Allyson Stack

Senior Lecturer

Background

Allyson Stack was born and raised in Philadelphia and has also lived in New York City, Arizona, and Edinburgh. She holds a BA from Yale, an MFA from Arizona State University and a PhD in Literature from the University of Edinburgh, and she has taught writing and literature on both sides of the Atlantic.

Her short stories have appeared in print and electronic journals throughout the United States, Britain, and Ireland, and her fiction has been featured on National Public Radio and fourthirtythree Audio Magazine.  She has received the AWP National Program Director’s Prize for her issue of ALLIGATOR JUIPER, and her story 'The Front' was nominated for a Pushcart Prize in 2012.  Her article 'Culture, Cognition, and Jean Laplanche's Engimatic Signifier' was recently included in SEDUCTIONS AND ENIGMAS: LAPLANCHE, THEORY, CULTURE (Lawrence & Wishart, 2014) and her novel UNDER THE HEARTLESS BLUE was published in June, 2016 by Freight Books. 

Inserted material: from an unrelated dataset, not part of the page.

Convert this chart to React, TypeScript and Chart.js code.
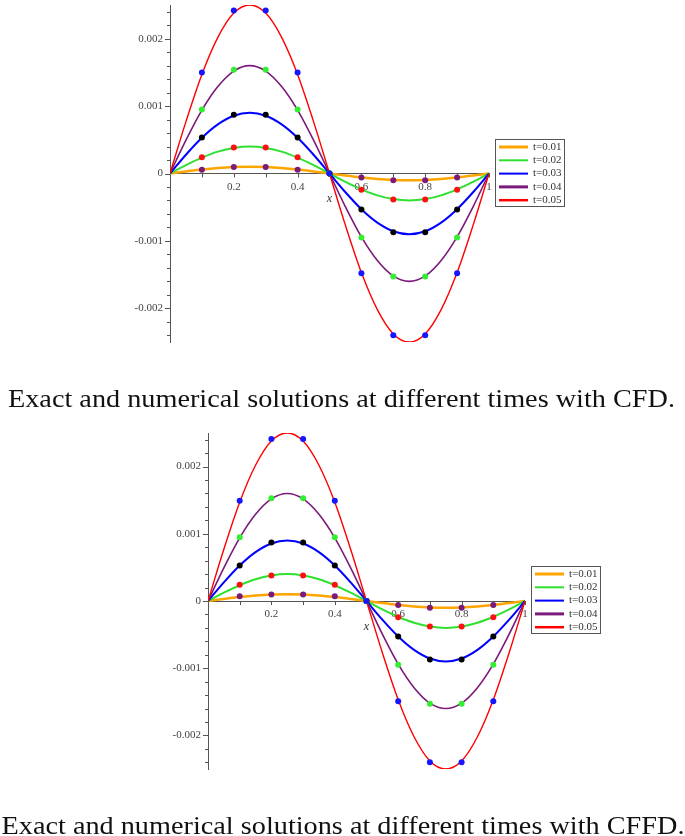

She is currently working on a second novel titled ALL THAT'S LEFT UNSAID as well as a scholarly article on the apostrophic mode in Willa Cather's O PIONEERS!. 

Undergraduate teaching

  • Creative Writing Prose
  • Critical Practice: Prose

Postgraduate teaching

  • Acts of Storytelling: Narrator, Text, and Audience
  • Explorations in Postmodernism: Postmodern Fictions
  • Exploring the Novel

Open to PhD supervision enquiries?

Yes

Areas of interest for supervision

Open to inquiries from potential doctoral candidates in literature whose projects aim to examine American fiction in the late 19th and early 20th century, particularly the work of Edith Wharton or Willa Cather.  Also open to doctoral projects involve psychoanalytic theory, especailly the work of Jean Laplanche.  Not currently open to inquiries for Creative Writing PhDs. 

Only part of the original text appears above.